A Random Walk Based Model Incorporating Social Information for Recommendations

Collaborative filtering (CF) is one of the most popular approaches to build a recommendation system. In this paper, we propose a hybrid collaborative filtering model based on a Makovian random walk to address the data sparsity and cold start problems in recommendation systems. More precisely, we construct a directed graph whose nodes consist of items and users, together with item content, user profile and social network information. We incorporate user’s ratings into edge settings in the graph model. The model provides personalized recommendations and predictions to individuals and groups. The proposed algorithms are evaluated on MovieLens and Epinions datasets. Experimental results show that the proposed methods perform well compared with other graph-based methods, especially in the cold start case.

💡 Research Summary

The paper tackles two persistent challenges in recommender systems—data sparsity and the cold‑start problem—by proposing a hybrid collaborative‑filtering framework that fuses user‑item interactions, item content, user profiles, and social‑network information into a single directed graph. Each node in the graph represents either a user, an item, a content attribute (e.g., movie genre, director), a user demographic attribute (e.g., age, gender), or a social connection. Edges are created between users and items according to explicit ratings; the rating value is directly encoded as the edge weight, so higher ratings produce larger transition probabilities. Additional edges link items to their content attributes, users to their profile attributes, and users to their friends, thereby enriching the topology with heterogeneous side information.

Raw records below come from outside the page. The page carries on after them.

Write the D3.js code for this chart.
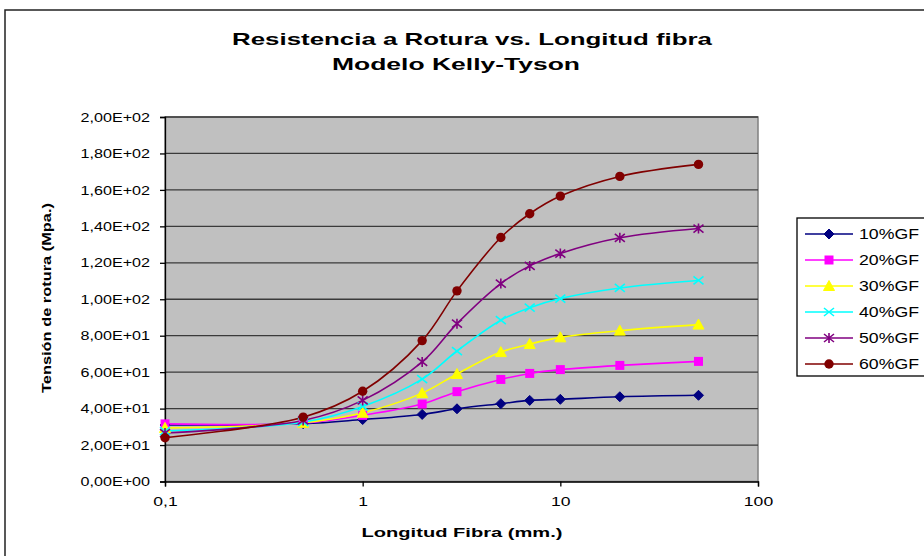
<!DOCTYPE html>
<html>
<head>
<meta charset="utf-8">
<script src="https://cdn.jsdelivr.net/npm/d3@7"></script>
<style>
  html, body { margin: 0; padding: 0; background: #fff; }
  svg { display: block; font-family: "Liberation Sans", Arial, sans-serif; }
</style>
</head>
<body>
<svg id="chart" width="924" height="556"></svg>
<script>
// ---- data ----
const xValues = [0.1, 0.5, 1, 2, 3, 5, 7, 10, 20, 50];
const seriesNames = ["10%GF", "20%GF", "30%GF", "40%GF", "50%GF", "60%GF"];
const gf10 = [31.0, 31.7, 34.0, 36.8, 39.9, 42.7, 44.5, 45.1, 46.5, 47.3];
const gf20 = [31.6, 32.0, 36.3, 42.5, 49.3, 56.0, 59.3, 61.4, 63.7, 65.9];
const gf30 = [29.4, 32.2, 37.7, 48.5, 59.0, 71.0, 75.4, 79.1, 82.8, 86.1];
const gf40 = [27.7, 32.6, 41.2, 56.2, 71.6, 88.5, 95.4, 100.4, 106.2, 110.3];
const gf50 = [26.6, 33.5, 44.5, 65.6, 86.6, 108.6, 118.3, 125.1, 133.7, 138.8];
const gf60 = [24.0, 35.3, 49.5, 77.3, 104.6, 133.9, 146.9, 156.6, 167.4, 174.0];
const yTicks = [0, 20, 40, 60, 80, 100, 120, 140, 160, 180, 200];
const yTickLabels = ["0,00E+00", "2,00E+01", "4,00E+01", "6,00E+01", "8,00E+01", "1,00E+02",
                     "1,20E+02", "1,40E+02", "1,60E+02", "1,80E+02", "2,00E+02"];
const xTicks = [0.1, 1, 10, 100];
const xTickLabels = ["0,1", "1", "10", "100"];
const titleLines = ["Resistencia a Rotura vs. Longitud fibra", "Modelo Kelly-Tyson"];
const xTitle = "Longitud Fibra (mm.)";
const yTitle = "Tensión de rotura (Mpa.)";

const allSeries = [gf10, gf20, gf30, gf40, gf50, gf60];
const colors = ["#000080", "#FF00FF", "#FFFF00", "#00FFFF", "#800080", "#800000"];
const markers = ["diamond", "square", "triangle", "x", "star", "circle"];

// ---- helpers ----
function stretch(sel, factor) {
  sel.each(function () {
    const w = this.getComputedTextLength();
    d3.select(this).attr("textLength", w * factor).attr("lengthAdjust", "spacingAndGlyphs");
  });
}
function fitWidth(sel, width) {
  sel.attr("textLength", width).attr("lengthAdjust", "spacingAndGlyphs");
}

// ---- layout ----
const svg = d3.select("#chart");
const plot = { left: 165, right: 758, top: 117, bottom: 481.5 };

const x = d3.scaleLog().domain([0.1, 100]).range([plot.left, plot.right]);
const y = d3.scaleLinear().domain([0, 200]).range([plot.bottom, plot.top]);

// outer frame
svg.append("rect").attr("x", 5).attr("y", 10).attr("width", 940).attr("height", 560)
  .attr("fill", "#fff").attr("stroke", "#222").attr("stroke-width", 1.5);

// plot background
svg.append("rect").attr("x", plot.left).attr("y", plot.top)
  .attr("width", plot.right - plot.left).attr("height", plot.bottom - plot.top)
  .attr("fill", "#C0C0C0").attr("stroke", "#808080").attr("stroke-width", 1.5);

// gridlines
svg.append("g").selectAll("line").data(yTicks.filter(d => d > 0)).join("line")
  .attr("x1", plot.left).attr("x2", plot.right)
  .attr("y1", d => y(d)).attr("y2", d => y(d))
  .attr("stroke", "#3a3a3a").attr("stroke-width", 1.3);

// y axis
const yAxis = d3.axisLeft(y).tickValues(yTicks).tickSize(5).tickPadding(10)
  .tickFormat((d, i) => yTickLabels[i]);
const gy = svg.append("g").attr("transform", `translate(${plot.left},0)`).call(yAxis);
gy.select(".domain").attr("stroke", "#000").attr("stroke-width", 1.3);
gy.selectAll(".tick line").attr("stroke", "#000").attr("stroke-width", 1.3);
gy.selectAll(".tick text").attr("font-size", 13).attr("fill", "#000")
  .attr("font-family", "Liberation Sans, Arial, sans-serif");
stretch(gy.selectAll(".tick text"), 1.24);

// x axis
const xAxis = d3.axisBottom(x).tickValues(xTicks).tickSize(5).tickPadding(10)
  .tickFormat((d, i) => xTickLabels[i]);
const gx = svg.append("g").attr("transform", `translate(0,${plot.bottom})`).call(xAxis);
gx.select(".domain").attr("stroke", "#000").attr("stroke-width", 1.3);
gx.selectAll(".tick line").attr("stroke", "#000").attr("stroke-width", 1.3);
gx.selectAll(".tick text").attr("font-size", 13.5).attr("fill", "#000")
  .attr("font-family", "Liberation Sans, Arial, sans-serif");
stretch(gx.selectAll(".tick text"), 1.3);

// marker symbol drawing
function drawMarker(g, type, color, cx, cy) {
  const s = 5;
  if (type === "diamond") {
    g.append("path").attr("d", `M${cx},${cy - s} L${cx + s},${cy} L${cx},${cy + s} L${cx - s},${cy} Z`)
      .attr("fill", color).attr("stroke", color);
  } else if (type === "square") {
    g.append("rect").attr("x", cx - 4.5).attr("y", cy - 4.5).attr("width", 9).attr("height", 9)
      .attr("fill", color);
  } else if (type === "triangle") {
    g.append("path").attr("d", `M${cx},${cy - 5.5} L${cx + 5.5},${cy + 4.5} L${cx - 5.5},${cy + 4.5} Z`)
      .attr("fill", color).attr("stroke", color);
  } else if (type === "x") {
    g.append("path").attr("d", `M${cx - 5},${cy - 4} L${cx + 5},${cy + 4} M${cx - 5},${cy + 4} L${cx + 5},${cy - 4}`)
      .attr("stroke", color).attr("stroke-width", 1.6).attr("fill", "none");
  } else if (type === "star") {
    g.append("path").attr("d", `M${cx - 5},${cy - 4} L${cx + 5},${cy + 4} M${cx - 5},${cy + 4} L${cx + 5},${cy - 4} M${cx},${cy - 5} L${cx},${cy + 5}`)
      .attr("stroke", color).attr("stroke-width", 1.6).attr("fill", "none");
  } else if (type === "circle") {
    g.append("circle").attr("cx", cx).attr("cy", cy).attr("r", 4.7).attr("fill", color);
  }
}

// lines
const line = d3.line().x(d => x(d[0])).y(d => y(d[1])).curve(d3.curveCatmullRom.alpha(0.5));
const gLines = svg.append("g");
allSeries.forEach((vals, i) => {
  const pts = xValues.map((xv, j) => [xv, vals[j]]);
  gLines.append("path").attr("d", line(pts)).attr("fill", "none")
    .attr("stroke", colors[i]).attr("stroke-width", 1.6);
});
allSeries.forEach((vals, i) => {
  const gm = svg.append("g");
  xValues.forEach((xv, j) => drawMarker(gm, markers[i], colors[i], x(xv), y(vals[j])));
});

// titles
const t1 = svg.append("text").attr("x", 472).attr("y", 45).attr("text-anchor", "middle")
  .attr("font-weight", "bold").attr("font-size", 17).attr("fill", "#000").text(titleLines[0]);
fitWidth(t1, 480);
const t2 = svg.append("text").attr("x", 456).attr("y", 70).attr("text-anchor", "middle")
  .attr("font-weight", "bold").attr("font-size", 17).attr("fill", "#000").text(titleLines[1]);
fitWidth(t2, 248);

const xt = svg.append("text").attr("x", 462).attr("y", 537).attr("text-anchor", "middle")
  .attr("font-weight", "bold").attr("font-size", 13.5).attr("fill", "#000").text(xTitle);
fitWidth(xt, 201);

const yt = svg.append("text").attr("transform", "translate(51,298) rotate(-90)").attr("text-anchor", "middle")
  .attr("font-weight", "bold").attr("font-size", 13.5).attr("fill", "#000").text(yTitle);
fitWidth(yt, 190);

// legend
const lg = svg.append("g");
lg.append("rect").attr("x", 797).attr("y", 218).attr("width", 150).attr("height", 158)
  .attr("fill", "#fff").attr("stroke", "#000").attr("stroke-width", 1.3);
seriesNames.forEach((name, i) => {
  const ly = 234 + i * 26;
  lg.append("line").attr("x1", 805).attr("x2", 853).attr("y1", ly).attr("y2", ly)
    .attr("stroke", colors[i]).attr("stroke-width", 1.6);
  drawMarker(lg, markers[i], colors[i], 829, ly);
  const lt = lg.append("text").attr("x", 859).attr("y", ly + 5).attr("font-size", 14)
    .attr("fill", "#000").text(name);
  fitWidth(lt, 60);
});
</script>
</body>
</html>
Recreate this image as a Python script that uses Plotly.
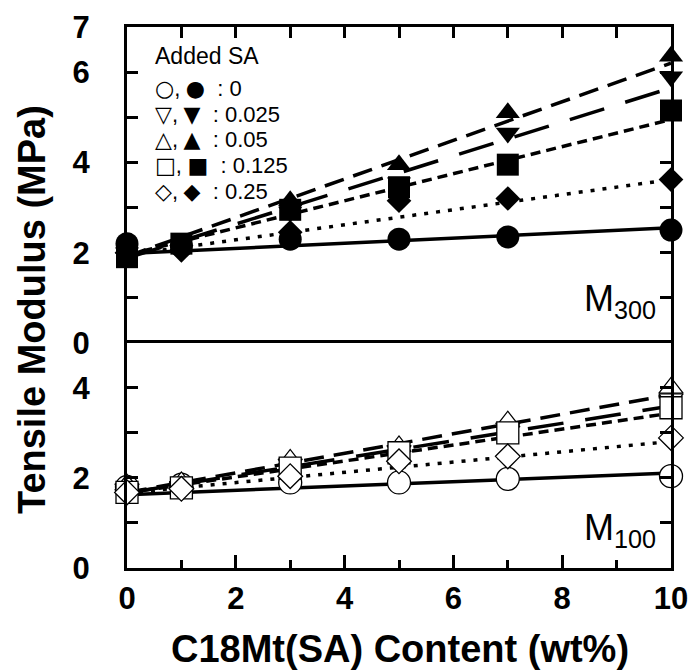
import plotly.graph_objects as go
from plotly.subplots import make_subplots

# ---------------- data ----------------
content = [0, 1, 3, 5, 7, 10]
sa_levels = ["0", "0.025", "0.05", "0.125", "0.25"]

# M300 (filled markers, top panel)
m300_sa0 = [2.2, 2.15, 2.3, 2.3, 2.35, 2.5]
m300_sa0025 = [2.0, 2.05, 2.9, 3.55, 4.65, 5.9]
m300_sa005 = [2.1, 2.15, 3.15, 3.95, 5.1, 6.35]
m300_sa0125 = [1.9, 2.2, 2.95, 3.45, 3.95, 5.15]
m300_sa025 = [2.0, 2.05, 2.45, 3.15, 3.2, 3.62]

# M100 (open markers, bottom panel)
m100_sa0 = [1.8, 1.85, 1.9, 1.9, 1.98, 2.04]
m100_sa0025 = [1.75, 1.8, 2.3, 2.6, 3.1, 3.75]
m100_sa005 = [1.85, 1.9, 2.4, 2.7, 3.25, 4.0]
m100_sa0125 = [1.68, 1.78, 2.22, 2.56, 3.0, 3.56]
m100_sa025 = [1.68, 1.76, 2.04, 2.37, 2.48, 2.89]

# linear-fit lines (value at 0 wt% and at 10 wt%)
fit_x = [0, 10]
m300_fit_start = [1.98, 1.88, 1.92, 1.95, 1.95]
m300_fit_end = [2.55, 5.65, 6.2, 4.95, 3.62]
m100_fit_start = [1.63, 1.67, 1.68, 1.67, 1.67]
m100_fit_end = [2.11, 3.6, 3.85, 3.44, 2.81]

# axis ticks
x_major = [0, 2, 4, 6, 8, 10]
x_minor = [1, 3, 5, 7, 9]
y_top_major = [0, 2, 4, 6, 7]
y_top_minor = [1, 3, 5]
y_bot_major = [0, 2, 4]
y_bot_minor = [1, 3]

m300_series = [m300_sa0, m300_sa0025, m300_sa005, m300_sa0125, m300_sa025]
m100_series = [m100_sa0, m100_sa0025, m100_sa005, m100_sa0125, m100_sa025]

# ---------------- styles ----------------
symbols = ["circle", "triangle-down", "triangle-up", "square", "diamond"]
sizes = [23, 21, 21, 22, 19]
dashes = ["solid", "36px,22px", "20px,10px", "10px,6px", "4px,8px"]
LW = 3.5
FONT = "Liberation Sans, Arial, Helvetica, sans-serif"

# plot-area geometry in pixels
W, H = 694, 672
L, R, T, B = 127, 23, 27, 104
PW, PH = W - L - R, H - T - B


def px(x):
    return (x - L) / PW


def py(y):
    return (H - B - y) / PH


fig = make_subplots(rows=2, cols=1, shared_xaxes=False, vertical_spacing=0,
                    row_heights=[0.584, 0.416])

for panel, (series, fstart, fend, filled) in enumerate([
        (m300_series, m300_fit_start, m300_fit_end, True),
        (m100_series, m100_fit_start, m100_fit_end, False)]):
    row = panel + 1
    for i in range(len(sa_levels)):
        fig.add_trace(go.Scatter(
            x=fit_x, y=[fstart[i], fend[i]], mode="lines",
            line=dict(color="black", width=LW, dash=dashes[i]),
            showlegend=False, hoverinfo="skip", cliponaxis=False), row=row, col=1)
    for i in range(len(sa_levels)):
        fig.add_trace(go.Scatter(
            x=content, y=series[i], mode="markers",
            marker=dict(symbol=symbols[i], size=sizes[i],
                        color="black" if filled else "white",
                        line=dict(color="black", width=0 if filled else 1.3)),
            name=sa_levels[i], showlegend=False, cliponaxis=False), row=row, col=1)

axis_common = dict(showline=True, linecolor="black", linewidth=3,
                   ticks="inside", tickcolor="black", tickwidth=3,
                   showgrid=False, zeroline=False, automargin=False)
tick_font = dict(family=FONT, size=31, color="black", weight="bold")
title_font = dict(family=FONT, size=38, color="black", weight="bold")
minor_common = dict(tickwidth=3, tickcolor="black", ticks="inside", showgrid=False)

fig.update_layout(
    width=W, height=H,
    margin=dict(l=L, r=R, t=T, b=B),
    paper_bgcolor="white", plot_bgcolor="white",
    showlegend=False,
    xaxis=dict(range=[0, 10], side="top", tickvals=x_major, ticklen=11,
               minor=dict(tickvals=x_minor, ticklen=11, **minor_common),
               showticklabels=False, matches="x2", **axis_common),
    xaxis2=dict(range=[0, 10], tickvals=x_major, ticklen=13,
                minor=dict(tickvals=x_minor, ticklen=8, **minor_common),
                mirror=True, tickfont=tick_font, ticklabelstandoff=1,
                **axis_common),
    yaxis=dict(range=[0, 7], tickvals=y_top_major, ticklen=11,
               minor=dict(tickvals=y_top_minor, ticklen=11, **minor_common),
               mirror="ticks", tickfont=tick_font, ticklabelstandoff=28,
               **axis_common),
    yaxis2=dict(range=[0, 5], tickvals=y_bot_major, ticklen=11,
                minor=dict(tickvals=y_bot_minor, ticklen=11, **minor_common),
                mirror="ticks", tickfont=tick_font, ticklabelstandoff=28,
                **axis_common),
)

# axis titles
fig.add_annotation(text="C18Mt(SA) Content (wt%)", xref="paper", yref="paper",
                   x=px(400), y=py(649), xanchor="center", yanchor="middle",
                   showarrow=False, font=title_font)
fig.add_annotation(text="Tensile Modulus (MPa)", xref="paper", yref="paper",
                   x=px(32), y=py(310), textangle=-90,
                   xanchor="center", yanchor="middle", showarrow=False,
                   font=title_font)

# panel labels
label_font = dict(family=FONT, size=36, color="black")
fig.add_annotation(text="M<sub>300</sub>", xref="paper", yref="paper",
                   x=px(658), y=py(301), xanchor="right",
                   yanchor="middle", showarrow=False, font=label_font)
fig.add_annotation(text="M<sub>100</sub>", xref="paper", yref="paper",
                   x=px(658), y=py(530), xanchor="right",
                   yanchor="middle", showarrow=False, font=label_font)

# legend (manual): one block, one line per SA level
fig.add_annotation(text="Added SA", xref="paper", yref="paper",
                   x=px(153), y=py(56), xanchor="left",
                   yanchor="middle", showarrow=False,
                   font=dict(family=FONT, size=23, color="black"))
leg_rows = [("○", "●"), ("▽", "▼"), ("△", "▲"), ("□", "■"), ("◇", "◆")]
SYM = '<span style="font-family:DejaVu Sans;font-size:22px">{}</span>'
TXT = '<span style="font-size:22px">{}</span>'
lines = []
for (o, f), lvl in zip(leg_rows, sa_levels):
    lines.append(f"{SYM.format(o)}{TXT.format(',')} {SYM.format(f)}"
                 f"{TXT.format('  : ' + lvl)}")
fig.add_annotation(text="<br>".join(lines), xref="paper", yref="paper",
                   x=px(153), y=py(140), xanchor="left", yanchor="middle",
                   align="left", showarrow=False,
                   font=dict(family=FONT, size=19.8, color="black"))

fig.write_html("out.html")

The core recommendation engine is a Markovian random walk. For a target user, an initial probability vector places all mass on that user’s node. At each iteration the vector is multiplied by the normalized transition matrix derived from the weighted edges, allowing probability mass to flow from the user to rated items, from items to similar items via shared content, and from users to friends via social links. The process repeats until convergence to a stationary distribution, which can be efficiently computed using the power method thanks to the matrix’s sparsity. The stationary probability assigned to each item node is interpreted as the personalized preference score for the target user; the top‑N items are then recommended. For group recommendation, the initial vectors of all group members are averaged (or weighted) to form a collective seed, and the same random‑walk procedure yields a group‑level preference distribution that naturally balances individual tastes and social influence.

Experimental validation was performed on two widely used datasets: MovieLens (movie ratings) and Epinions (product reviews with explicit trust links). The authors measured prediction accuracy (MAE), ranking quality (NDCG), and relevance metrics (Precision, Recall). Compared with several state‑of‑the‑art graph‑based baselines—ItemRank, SocialMF, and a pure content‑based approach—the proposed method consistently achieved lower MAE and higher precision/recall across all test splits. The advantage was especially pronounced in cold‑start scenarios, where 10 % of users and 5 % of items were held out as “new.” In those settings, the hybrid model outperformed baselines by up to 15 % in NDCG, demonstrating that the incorporation of side information via the graph effectively mitigates the lack of historical rating data. Group recommendation experiments also showed a 12 % improvement in average precision over the best competing method.

From a computational standpoint, the random‑walk converges within a few dozen iterations for graphs containing tens of thousands of nodes, and the authors report run times on the order of seconds on a single commodity machine. However, they acknowledge that scaling to millions of nodes would increase memory consumption and iteration cost. To address this, they propose edge‑sampling and block‑matrix partitioning techniques, but note that a full distributed implementation (e.g., using Spark or GraphX) remains future work.

The paper also discusses limitations. The quality of the social‑network data (e.g., trustworthiness of friendships) is assumed to be reliable, yet no quantitative analysis of its impact is provided. Privacy concerns related to exposing user profiles and social links are not examined, which could be a barrier in real‑world deployments. Finally, while the random‑walk model is elegant and interpretable, recent advances in Graph Neural Networks (GNNs) could potentially capture higher‑order interactions more effectively; integrating GNN‑based embeddings with the proposed random‑walk could be a promising direction.

In summary, the authors present a well‑motivated, technically sound model that unifies heterogeneous recommendation signals within a Markov random‑walk framework. Empirical results on benchmark datasets confirm that the approach alleviates sparsity and cold‑start issues, delivering superior recommendation quality for both individuals and groups. The work contributes a valuable perspective to the ongoing research on graph‑centric recommender systems and opens several avenues for further exploration, including scalability, privacy‑preserving mechanisms, and hybridization with deep graph learning techniques.